Who knew books aimed at kids were so heavy?
I don’t just mean they weigh a lot. Although, surprisingly, they do. Do publishers think kids are super humans who can support the weight of large books on their laps for long periods? I had actual dents in my legs from having Louis Undercover sit in my lap while reading it.
What I really mean is: the subject matter is super intense. Fanny Britt’s book (illustrated by Isabelle Arsenault) is narrated by a boy named Louis who lives with his mother and his brother Truffle. Except when they live with their dad, who is an alcoholic. Their dad is unbearably sad. Their father’s sadness makes their mother sad, and Louis too. Truffle, the baby of the family, maintains his good cheer because he doesn’t fully understand what is going on.

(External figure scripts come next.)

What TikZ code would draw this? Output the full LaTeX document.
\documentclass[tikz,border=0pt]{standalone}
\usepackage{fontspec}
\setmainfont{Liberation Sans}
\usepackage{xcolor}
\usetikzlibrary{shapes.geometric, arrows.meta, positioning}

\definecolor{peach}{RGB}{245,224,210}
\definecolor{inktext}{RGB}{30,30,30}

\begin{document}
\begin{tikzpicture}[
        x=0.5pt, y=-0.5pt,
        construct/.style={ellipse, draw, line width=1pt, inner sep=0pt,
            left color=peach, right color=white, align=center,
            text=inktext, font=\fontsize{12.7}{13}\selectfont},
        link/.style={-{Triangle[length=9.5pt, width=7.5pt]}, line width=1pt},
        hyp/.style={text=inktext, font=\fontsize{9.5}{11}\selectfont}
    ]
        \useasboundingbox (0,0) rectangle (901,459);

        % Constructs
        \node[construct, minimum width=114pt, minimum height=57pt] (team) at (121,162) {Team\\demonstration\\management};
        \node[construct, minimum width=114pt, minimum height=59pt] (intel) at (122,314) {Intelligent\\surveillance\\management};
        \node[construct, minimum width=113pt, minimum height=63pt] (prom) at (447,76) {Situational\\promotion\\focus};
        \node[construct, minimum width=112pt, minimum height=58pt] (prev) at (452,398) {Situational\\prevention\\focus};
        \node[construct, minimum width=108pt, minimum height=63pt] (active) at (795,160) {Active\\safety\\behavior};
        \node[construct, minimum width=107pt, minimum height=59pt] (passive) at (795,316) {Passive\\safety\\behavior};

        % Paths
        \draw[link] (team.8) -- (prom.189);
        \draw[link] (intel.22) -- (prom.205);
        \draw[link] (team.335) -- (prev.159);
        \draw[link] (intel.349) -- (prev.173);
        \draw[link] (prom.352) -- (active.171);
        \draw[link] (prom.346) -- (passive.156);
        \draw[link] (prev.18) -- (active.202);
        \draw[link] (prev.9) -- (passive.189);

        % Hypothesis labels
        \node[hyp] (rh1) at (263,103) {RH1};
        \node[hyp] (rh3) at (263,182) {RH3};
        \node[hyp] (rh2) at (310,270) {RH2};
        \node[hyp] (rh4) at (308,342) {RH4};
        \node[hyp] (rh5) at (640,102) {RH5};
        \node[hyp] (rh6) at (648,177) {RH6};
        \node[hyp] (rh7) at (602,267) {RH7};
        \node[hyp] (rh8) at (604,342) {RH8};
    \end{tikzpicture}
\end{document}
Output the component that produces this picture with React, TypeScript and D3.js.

Seriously, I do not recall ever reading any sort of books at all about alcoholic parents as a pre teen, or even as an actual teen. That, or it wasn’t as traumatic as I’m imagining it to be now and I’ve completely forgotten. Anyway.
Britt sprinkles hope throughout the story. The boys rescue a racoon, the most seriously adorably illustrated cartoon racoon I’ve ever seen. I desperately want to snuggle said racoon. The family takes a trip to New York and “The big city swallows us up for four golden, milkshake-filled days.”
Arsenault’s illustrations are melancholy and gorgeous and spotting details in them is like getting an unexpected reward.
Britt’s writing is just as beautiful: “… I hear, like a chorus, like a spoonful of maple syrup, my mom’s laugh.”
You can taste summer. And it’s a bittersweet, delicate flavour.